You can check its parent task ID, using getppid()

Kedar Soparkar
-1: there's no such system call. If you mean `getppid`, that alone is not very helpful.
larsmans
+6  A: 

You can't find out in general whether a program was started "from the command line" (by a user's explicit command), but you can find out whether its standard input and output are talking to a terminal/command window:

#include <unistd.h>
isatty(fileno(stdin))

and stdout return whether standard input/standard output are terminals.

If you need to know what process starting your program, use the getppid system call to get the parent's process ID (ppid), then read the pseudo-file /proc/ppid/cmdline.

larsmans
If you use isatty, you'll get false for redirection at the command line. As a user, I'd be upset by a command I can't use in pipes...
AProgrammer
The correct answer depends critically on what the OP wants to do. I just listed some options. (Maybe it should only behave *differently* for terminals, e.g. give a prompt?)
larsmans
All the implementations of `ls` I've used try putting filenames into columns when called from the terminal, but have one file per line when piping output.
David Thornley
A: 

You can check whether its standard input is a terminal:

if(isatty(0)) { ... }
mouviciel
Keep in mind you'd only benefit from this if a.out gets its stdin redirected, otherwise it'll just inherit the stdin of b.out, which is a tty.
nos
+2  A: 

You can do multiple things, but none will be 100% reliable:

  • isatty(0) to check whether standard input is a TTY terminal,

  • check for the parent task ID (getppid()), then lookup the parent's PID to match it against its executable's path (using whatever you want. a call to ps and some parsing could do, or have fun using /proc/)

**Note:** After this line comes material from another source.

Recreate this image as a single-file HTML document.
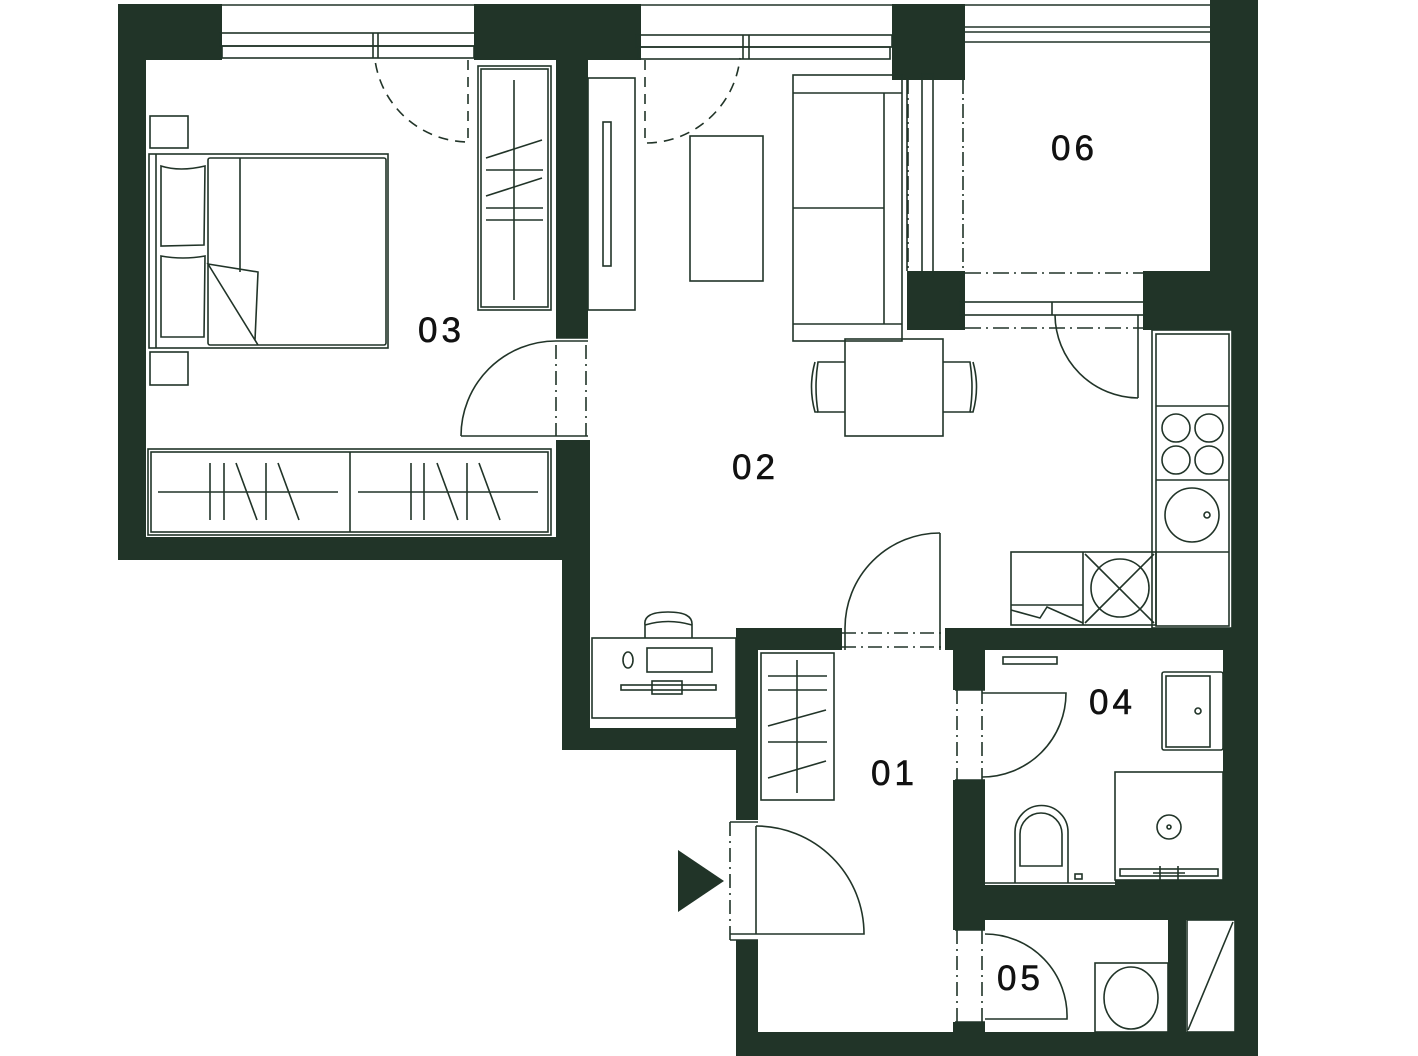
<!DOCTYPE html>
<html><head><meta charset="utf-8"><style>
html,body{margin:0;padding:0;background:#fff;}
svg{display:block}
text{font-family:"Liberation Sans",sans-serif;font-size:35px;fill:#111;letter-spacing:4px;stroke:#111;stroke-width:0.6}
</style></head><body>
<svg width="1418" height="1056" viewBox="0 0 1418 1056" xmlns="http://www.w3.org/2000/svg">
<g fill="#213428" stroke="none">
<rect x="118" y="4" width="104" height="56"/>
<rect x="118" y="4" width="28" height="556"/>
<rect x="118" y="537" width="470" height="23"/>
<rect x="474" y="4" width="167" height="56"/>
<rect x="556" y="4" width="32" height="334"/>
<rect x="556" y="440" width="32" height="120"/>
<rect x="562" y="440" width="28" height="310"/>
<rect x="562" y="728" width="196" height="22"/>
<rect x="892" y="4" width="73" height="76"/>
<rect x="907" y="271" width="58" height="59"/>
<rect x="1210" y="0" width="48" height="330"/>
<rect x="1143" y="271" width="115" height="59"/>
<rect x="1232" y="330" width="26" height="320"/>
<rect x="736" y="628" width="22" height="192"/>
<rect x="736" y="940" width="22" height="116"/>
<rect x="736" y="628" width="106" height="22"/>
<rect x="945" y="628" width="313" height="22"/>
<rect x="953" y="650" width="32" height="40"/>
<rect x="953" y="780" width="32" height="150"/>
<rect x="953" y="1022" width="32" height="34"/>
<rect x="1223" y="650" width="35" height="270"/>
<rect x="1235" y="900" width="23" height="156"/>
<rect x="953" y="885" width="305" height="35"/>
<rect x="1115" y="880" width="143" height="40"/>
<rect x="1168" y="920" width="18" height="120"/>
<rect x="736" y="1032" width="522" height="24"/>
<polygon points="678,850 724,881 678,912"/>
</g>
<g fill="none" stroke="#213428" stroke-width="1.6">
<line x1="222" y1="5" x2="474" y2="5"/>
<rect x="220" y="33" width="255" height="13"/>
<rect x="222" y="46" width="252" height="12"/>
<line x1="373" y1="33" x2="373" y2="58"/><line x1="378" y1="33" x2="378" y2="58"/>
<line x1="641" y1="5" x2="892" y2="5"/>
<rect x="636" y="35" width="256" height="12"/>
<rect x="638" y="47" width="252" height="12"/>
<line x1="743" y1="35" x2="743" y2="59"/><line x1="749" y1="35" x2="749" y2="59"/>
<line x1="965" y1="5" x2="1210" y2="5"/>
<line x1="965" y1="27" x2="1210" y2="27"/>
<line x1="965" y1="32" x2="1210" y2="32"/>
<line x1="965" y1="42" x2="1210" y2="42"/>
<line x1="907" y1="80" x2="907" y2="271"/>
<rect x="922" y="74" width="11" height="203"/>
<line x1="963" y1="80" x2="963" y2="271" stroke-dasharray="14,4,2,4"/>
<line x1="908" y1="80" x2="908" y2="271" stroke-dasharray="14,4,2,4"/>
<line x1="965" y1="273" x2="1143" y2="273" stroke-dasharray="16,5,2,5"/>
<rect x="960" y="302" width="188" height="13"/>
<line x1="1052" y1="302" x2="1052" y2="315"/>
<line x1="965" y1="328" x2="1143" y2="328" stroke-dasharray="16,5,2,5"/>
<line x1="1138" y1="315" x2="1138" y2="398"/>
<path d="M1055,315 A84,84 0 0 0 1138,398"/>
<path d="M468,60 V142 A95,95 0 0 1 375,60" stroke-dasharray="10,7"/>
<path d="M645,60 V143 A95,95 0 0 0 740,58" stroke-dasharray="10,7"/>
<rect x="150" y="116" width="38" height="32"/>
<rect x="150" y="352" width="38" height="33"/>
<rect x="149" y="154" width="239" height="194"/>
<line x1="156" y1="154" x2="156" y2="348"/>
<rect x="208" y="158" width="178" height="187" rx="2"/>
<line x1="240" y1="158" x2="240" y2="272"/>
<path d="M208,264 L258,272 L255,340 L258,345 Z"/>
<path d="M161,166 Q180,172 205,166 L204,245 L161,246 Z"/>
<path d="M161,256 Q183,260 205,256 L204,337 L161,337 Z"/>
<rect x="478" y="66" width="73" height="244"/>
<rect x="481" y="69" width="67" height="238"/>
<line x1="514" y1="80" x2="514" y2="300"/>
<line x1="486" y1="158" x2="542" y2="140"/>
<line x1="486" y1="170" x2="543" y2="170"/>
<line x1="486" y1="196" x2="542" y2="178"/>
<line x1="486" y1="208" x2="543" y2="208"/>
<line x1="486" y1="220" x2="543" y2="220"/>
<rect x="148" y="449" width="403" height="86"/>
<rect x="151" y="452" width="397" height="80"/>
<line x1="350" y1="452" x2="350" y2="532"/>
<line x1="158" y1="492" x2="338" y2="492"/>
<line x1="358" y1="492" x2="538" y2="492"/>
<line x1="210" y1="463" x2="210" y2="520"/><line x1="224" y1="463" x2="224" y2="520"/>
<line x1="236" y1="463" x2="257" y2="520"/><line x1="266" y1="463" x2="266" y2="520"/><line x1="278" y1="463" x2="299" y2="520"/>
<line x1="411" y1="463" x2="411" y2="520"/><line x1="424" y1="463" x2="424" y2="520"/>
<line x1="437" y1="463" x2="458" y2="520"/><line x1="467" y1="463" x2="467" y2="520"/><line x1="479" y1="463" x2="500" y2="520"/>
<line x1="461" y1="436" x2="588" y2="436"/>
<path d="M461,436 A95,95 0 0 1 556,341"/>
<line x1="556" y1="338" x2="588" y2="338"/>
<line x1="556" y1="341" x2="588" y2="341"/>
<line x1="556" y1="345" x2="556" y2="436" stroke-dasharray="14,5,2,5"/>
<line x1="586" y1="345" x2="586" y2="436" stroke-dasharray="14,5,2,5"/>
<rect x="588" y="78" width="47" height="232"/>
<rect x="603" y="122" width="8" height="144"/>
<rect x="690" y="136" width="73" height="145"/>
<rect x="793" y="75" width="109" height="266"/>
<line x1="884" y1="93" x2="884" y2="324"/>
<line x1="793" y1="93" x2="902" y2="93"/>
<line x1="793" y1="208" x2="884" y2="208"/>
<line x1="793" y1="324" x2="902" y2="324"/>
<rect x="845" y="339" width="98" height="97"/>
<path d="M845,362 L818,362 Q814,387 818,412 L845,412"/>
<path d="M815,362 Q808,387 815,412 L818,412"/>
<path d="M943,362 L970,362 Q974,387 970,412 L943,412"/>
<path d="M973,362 Q980,387 973,412 L970,412"/>
<rect x="1152" y="330" width="80" height="298"/>
<rect x="1156" y="334" width="73" height="292"/>
<line x1="1156" y1="406" x2="1229" y2="406"/>
<line x1="1156" y1="480" x2="1229" y2="480"/>
<line x1="1156" y1="552" x2="1229" y2="552"/>
<circle cx="1176" cy="428" r="14"/><circle cx="1209" cy="428" r="14"/>
<circle cx="1176" cy="460" r="14"/><circle cx="1209" cy="460" r="14"/>
<circle cx="1192" cy="515" r="27"/><circle cx="1207" cy="515" r="3"/>
<rect x="1011" y="552" width="145" height="73"/>
<line x1="1083" y1="552" x2="1083" y2="625"/>
<circle cx="1120" cy="588" r="29"/>
<line x1="1085" y1="554" x2="1154" y2="623"/><line x1="1154" y1="554" x2="1085" y2="623"/>
<line x1="1011" y1="605" x2="1083" y2="605"/>
<path d="M1011,610 L1040,618 L1047,607 L1083,623"/>
<line x1="940" y1="533" x2="940" y2="650"/>
<path d="M845,650 V628 A95,95 0 0 1 940,533"/>
<line x1="842" y1="633" x2="945" y2="633" stroke-dasharray="14,5,2,5"/>
<line x1="842" y1="647" x2="945" y2="647" stroke-dasharray="14,5,2,5"/>
<rect x="592" y="638" width="144" height="80"/>
<path d="M645,638 L645,625 Q643,612 668,612 Q693,612 692,625 L692,638"/>
<path d="M645,625 Q668,618 692,625"/>
<rect x="647" y="648" width="65" height="24"/>
<ellipse cx="628" cy="660" rx="5" ry="8"/>
<rect x="621" y="685" width="95" height="5"/>
<rect x="652" y="681" width="30" height="13"/>
<rect x="761" y="653" width="73" height="147"/>
<line x1="797" y1="660" x2="797" y2="793"/>
<line x1="768" y1="676" x2="827" y2="676"/>
<line x1="768" y1="690" x2="827" y2="690"/>
<line x1="768" y1="726" x2="826" y2="710"/>
<line x1="768" y1="742" x2="827" y2="742"/>
<line x1="768" y1="778" x2="826" y2="761"/>
<line x1="756" y1="826" x2="756" y2="934"/>
<path d="M756,826 A108,108 0 0 1 864,934 L730,934"/>
<line x1="730" y1="822" x2="758" y2="822"/>
<line x1="730" y1="940" x2="758" y2="940"/>
<line x1="730" y1="822" x2="730" y2="940" stroke-dasharray="14,5,2,5"/>
<path d="M982,693 L1066,693 A84,84 0 0 1 982,777"/>
<line x1="955" y1="690" x2="985" y2="690"/>
<line x1="955" y1="780" x2="985" y2="780"/>
<line x1="957" y1="690" x2="957" y2="780" stroke-dasharray="14,5,2,5"/>
<line x1="982" y1="690" x2="982" y2="780" stroke-dasharray="14,5,2,5"/>
<rect x="1003" y="657" width="54" height="7"/>
<rect x="1162" y="672" width="61" height="78" rx="2"/>
<rect x="1166" y="676" width="44" height="71"/>
<circle cx="1198" cy="711" r="3"/>
<rect x="1115" y="772" width="108" height="108"/>
<circle cx="1169" cy="827" r="12"/><circle cx="1169" cy="827" r="2"/>
<rect x="1120" y="869" width="98" height="7"/>
<line x1="1160" y1="866" x2="1160" y2="880"/><line x1="1178" y1="866" x2="1178" y2="880"/>
<line x1="1153" y1="873" x2="1185" y2="873"/>
<path d="M1015,883 L1015,832 A26,26 0 0 1 1068,832 L1068,883"/>
<path d="M1020,866 L1020,834 A21,21 0 0 1 1062,834 L1062,866 Z"/>
<rect x="1075" y="874" width="7" height="5"/>
<line x1="985" y1="883" x2="1115" y2="883"/>
<path d="M985,934 A82,82 0 0 1 1067,1019 L985,1019"/>
<line x1="955" y1="930" x2="985" y2="930"/>
<line x1="955" y1="1022" x2="985" y2="1022"/>
<line x1="957" y1="930" x2="957" y2="1022" stroke-dasharray="14,5,2,5"/>
<line x1="982" y1="930" x2="982" y2="1022" stroke-dasharray="14,5,2,5"/>
<rect x="1095" y="963" width="73" height="69"/>
<ellipse cx="1131" cy="998" rx="27" ry="31"/>
<rect x="1187" y="920" width="48" height="112"/>
<line x1="1233" y1="922" x2="1188" y2="1030"/>
</g>
<text x="418" y="342">03</text>
<text x="732" y="479">02</text>
<text x="1051" y="160">06</text>
<text x="1089" y="714">04</text>
<text x="871" y="785">01</text>
<text x="997" y="990">05</text>
</svg>
</body></html>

  • you could also just have a look at the environment variables set up. do a printout of all the values contained in the env. To do that, either use the extern environ variable:

    extern char **environ;

  • or modify your main() prototype to be:

    int main(int ac, char **av, char **environ)

haylem
`getenv` is the preferred way to read the environment. How does the environment help?
larsmans
yes, you could do that as well, but `getenv` requires you to know which key you want to read. So that could be usefull, or you may want to go through the whole thing. For the rest, sorry if I wasn't being clear enough: you could look for the differences on some particular variables (SHELL, DISPLAY...). There'll be minor differences between different kinds of execution as well. I am actually on windows right now so I cannot really try this out but I did something like that a while back. But like I said, it's not 100% reliable. Definitely not.
haylem
@larsmans: actually, come to think of it, what I was doing back then was trying to determine if my program was being executed through an SSH connection or not, but that's how I did (unreliably) determine it.
haylem
A: 

In short: you can't doing it directly.
In long: look you can check the getppid() value and compare it with the bash PID orb.out PID
TO search for a process inside the process table with Known PID with C you can do this:

1) get the PPID of a.out and search with this value in /porc and then if you find the folder check the cmdline file and check if this process is b.out or shell process.

2) you can deal with sysctl system call and dealing with kernel param's(you can google it)

3)
pid_t ppid = getppid();
system("pidof bash > text.in");

the system will get the pid of any shell process and write the result to text.in file
it contains all bash PID's space separated you can compare this values with getppid() value.
Good Luck.

Aboelnour
A: 

I would set an environment variable, in the parent process, to some value (say the parent pid), and have the child process check for it.

It is unlikely that a shell user would set this variable (call it something unlikely to name-clash), so if this variable is set to the expected value, then you know that it is being started from the parent process.